|dc.description.abstract||Environmental impact assessment (EIA) practices can render learning effects on both the project level –being the physical undertaking like the construction of an oil platform or the reclamation of land– and the system level –being the EIA’ rules, regulations and capacities of the key actors (i.e. the proponent, authorities, civil society agencies and knowledge communities). These learning effects can affect the project proceedings or the organisation at the system level. In low and middle-income countries (LMCs), where EIA systems are rather fragile, donor agencies can stimulate the learning effects directly via focused assistance at the project level or via capacity development programmes aimed at the EIA system. But what about the indirect learning effects leading from EIA projects towards the system? Do donor contributions at the project-level evoke system-level changes.

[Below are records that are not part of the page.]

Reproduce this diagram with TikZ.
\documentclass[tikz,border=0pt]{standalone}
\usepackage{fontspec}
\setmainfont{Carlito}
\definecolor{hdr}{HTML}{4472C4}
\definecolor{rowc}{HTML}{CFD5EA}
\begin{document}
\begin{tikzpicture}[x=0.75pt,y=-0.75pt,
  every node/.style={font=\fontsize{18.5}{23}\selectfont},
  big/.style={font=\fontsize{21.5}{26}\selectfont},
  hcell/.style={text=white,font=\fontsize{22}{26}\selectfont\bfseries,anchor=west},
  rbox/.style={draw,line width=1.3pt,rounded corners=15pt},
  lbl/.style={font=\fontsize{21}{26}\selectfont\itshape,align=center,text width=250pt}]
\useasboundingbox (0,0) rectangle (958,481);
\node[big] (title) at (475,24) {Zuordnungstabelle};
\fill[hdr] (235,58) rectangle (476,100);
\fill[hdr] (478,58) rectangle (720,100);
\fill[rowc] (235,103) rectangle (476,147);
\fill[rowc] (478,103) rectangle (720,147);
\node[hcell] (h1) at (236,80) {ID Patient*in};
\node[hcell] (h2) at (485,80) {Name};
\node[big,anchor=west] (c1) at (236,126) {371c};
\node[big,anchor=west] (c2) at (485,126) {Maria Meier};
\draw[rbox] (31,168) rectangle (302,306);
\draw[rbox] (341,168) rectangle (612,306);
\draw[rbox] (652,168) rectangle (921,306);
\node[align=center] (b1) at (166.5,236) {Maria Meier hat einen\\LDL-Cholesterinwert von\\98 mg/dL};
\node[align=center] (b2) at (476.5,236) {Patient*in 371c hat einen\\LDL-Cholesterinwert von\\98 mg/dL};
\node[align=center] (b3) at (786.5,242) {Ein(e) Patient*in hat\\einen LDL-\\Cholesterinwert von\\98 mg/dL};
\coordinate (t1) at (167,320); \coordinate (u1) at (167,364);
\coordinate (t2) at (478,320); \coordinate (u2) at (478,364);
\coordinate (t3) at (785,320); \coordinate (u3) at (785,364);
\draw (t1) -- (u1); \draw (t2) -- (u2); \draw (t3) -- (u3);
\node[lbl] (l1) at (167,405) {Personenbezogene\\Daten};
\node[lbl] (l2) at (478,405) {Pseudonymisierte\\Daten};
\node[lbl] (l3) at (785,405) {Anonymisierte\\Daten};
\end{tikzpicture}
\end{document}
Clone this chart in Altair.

For an effective development of the EIA system all affecting influences should be clear, including the effects of donor interventions. Where effectiveness studies usually aim at the direct outcome and impacts, this research explores the existence of indirect outcomes in terms of system-level feedback loops. The Netherlands Commission for Environmental Assessment (NCEA) is the expert body central in this study. EIA projects in both Ghana and the Maldives were selected: these are all large-scale projects that were rather new to the local EIA authorities and subject to international attention, which scaffolded learning opportunities. The main research objective was to discover and analyse the cognitive and behavioural changes of key actors that stem from NCEA advisory assistance in these projects. The leading research question is: To what extent does the NCEA contribute to system-level learning via their project-level EIA assistance in LMCs?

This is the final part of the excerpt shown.